Drilling the relatively complex horizontal wells needed to produce in unconventional gas plays requires fairly sophisticated and powerful land rigs. Producers typically contract with Nabors to build fit-for-purpose rigs to handle their specific needs; these producers are paying high guaranteed day rates under locked-in, long-term contracts for these purpose-built rigs. Nabors has added 20 such rigs this year at highly attractive rates and expects to add even more.
And Nabors is also a major player in complex international oil and gas fields. The list includes supplying rigs capable of handling the extraordinarily harsh operating conditions in Russia’s Siberian expanses. One of Nabors largest projects to date is a deal it won in late 2007 to do work with services provider Weatherford International (NYSE: WFT) in Western Siberia for TNK-BP. Weatherford is providing some major services for the deal, while Nabors is supplying the drilling rigs necessary to conduct the project.
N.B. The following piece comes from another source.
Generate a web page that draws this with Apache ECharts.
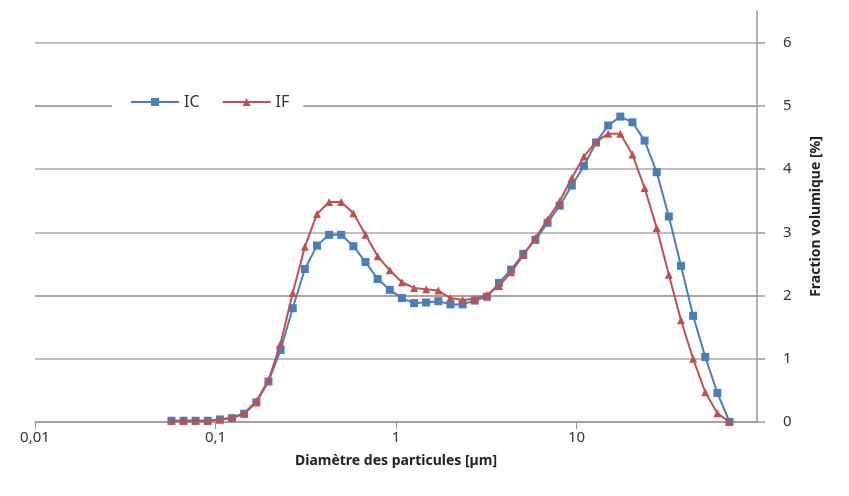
<!DOCTYPE html>
<html>
<head>
<meta charset="utf-8">
<script src="https://cdn.jsdelivr.net/npm/echarts@6/dist/echarts.min.js"></script>
<style>
html,body{margin:0;padding:0;background:#fff;}
#chart{width:849px;height:496px;}
</style>
</head>
<body>
<div id="chart"></div>
<script>
// diametres (µm)
var diametres = [0.0570,0.0665,0.0776,0.0906,0.1058,0.1235,0.1441,0.1683,0.1965,0.2294,
    0.2678,0.3126,0.3649,0.4260,0.4973,0.5806,0.6778,0.7915,0.9238,1.0784,
    1.2589,1.4696,1.7156,2.0032,2.3383,2.7297,3.1867,3.7197,4.3432,5.0699,
    5.9184,6.9087,8.0649,9.4164,10.992,12.832,14.979,17.486,20.417,23.834,
    27.822,32.478,37.914,44.271,51.680,60.328,70.425];
var valeursIC = [0.02,0.02,0.02,0.02,0.04,0.06,0.13,0.31,0.64,1.14,
    1.80,2.42,2.79,2.96,2.96,2.78,2.53,2.26,2.09,1.96,
    1.88,1.89,1.91,1.86,1.86,1.92,1.98,2.20,2.41,2.66,
    2.88,3.15,3.42,3.74,4.05,4.42,4.69,4.83,4.74,4.45,
    3.95,3.25,2.47,1.68,1.03,0.46,0];
var valeursIF = [0.02,0.02,0.02,0.02,0.04,0.07,0.14,0.33,0.66,1.24,
    2.04,2.77,3.29,3.48,3.48,3.30,2.96,2.62,2.40,2.21,
    2.12,2.10,2.08,1.96,1.93,1.95,2.01,2.15,2.37,2.64,
    2.91,3.20,3.49,3.86,4.20,4.43,4.56,4.56,4.23,3.70,
    3.07,2.33,1.61,1.00,0.47,0.14,0];
var yTicks = [0,1,2,3,4,5,6];

var chart = echarts.init(document.getElementById('chart'));

function paires(vals){
    var out = [];
    for(var i in vals){
        out.push([diametres[i], vals[i]]);
    }
    return out;
}

var police = 'Noto Sans';
var option = {
    animation: false,
    grid: {left: 35, right: 92, top: 11, bottom: 74, containLabel: false},
    legend: {
        left: 112, top: 91,
        padding: [3, 14, 3, 18],
        backgroundColor: '#fff',
        itemWidth: 48, itemHeight: 10, itemGap: 22,
        textStyle: {fontFamily: police, fontSize: 16, color: '#333'},
        data: ['IC', 'IF']
    },
    xAxis: {
        type: 'log', logBase: 10, min: 0.01, max: 100,
        name: 'Diamètre des particules [µm]',
        nameLocation: 'middle', nameGap: 32,
        nameTextStyle: {fontFamily: police, fontSize: 14, fontWeight: 'bold', color: '#222'},
        axisLine: {lineStyle: {color: '#999', width: 1.5}},
        axisTick: {show: true, length: 7, lineStyle: {color: '#999'}},
        axisLabel: {
            fontFamily: police, fontSize: 15, color: '#333', margin: 8,
            showMaxLabel: false,
            formatter: function(v){ return String(v).replace('.', ','); }
        },
        splitLine: {show: false},
        minorTick: {show: false}
    },
    yAxis: {
        type: 'value', position: 'right', min: 0, max: 6.5,
        name: 'Fraction volumique [%]',
        nameLocation: 'middle', nameGap: 52, nameRotate: 90,
        nameTextStyle: {fontFamily: police, fontSize: 14, fontWeight: 'bold', color: '#222'},
        axisLine: {show: true, lineStyle: {color: '#999', width: 1.5}},
        axisTick: {show: true, length: 8, customValues: yTicks, lineStyle: {color: '#999', width: 1.5}},
        axisLabel: {fontFamily: police, fontSize: 15, color: '#333', margin: 26, customValues: yTicks},
        splitLine: {
            show: true,
            lineStyle: {color: ['#aaa', '#aaa', '#8d8383', '#aaa', '#aaa', '#8d8383', '#aaa'], width: 1.5}
        }
    },
    series: [
        {
            name: 'IC', type: 'line',
            data: paires(valeursIC),
            symbol: 'rect', symbolSize: 8,
            lineStyle: {width: 2, color: '#4a7ebb'},
            itemStyle: {color: '#4a7ebb'},
            z: 3
        },
        {
            name: 'IF', type: 'line',
            data: paires(valeursIF),
            symbol: 'triangle', symbolSize: 8,
            lineStyle: {width: 2, color: '#c0504d'},
            itemStyle: {color: '#c0504d'},
            z: 4
        }
    ]
};
chart.setOption(option);
</script>
</body>
</html>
Nabors’ presence and history in Russia gives it an inside track on new deals. In addition, Nabors builds some of the most powerful land rigs in the world, including some that were built with harsh Alaskan weather in mind. This is exactly the sort of cutting-edge rig needed to handle Russian contracts. Overall, Nabors’ international business is expected to expand at a 40 to 50 percent annualized pace for the next few years.
The stock has been beaten down due to weakness in US natural gas prices and Nabors’ traditional reliance on North American gas drilling for growth. But international projects and the need to tap unconventional plays in the US are game-changing trends for Nabors. Trading at its cheapest valuation in years, Nabors Industries rates a buy under 35.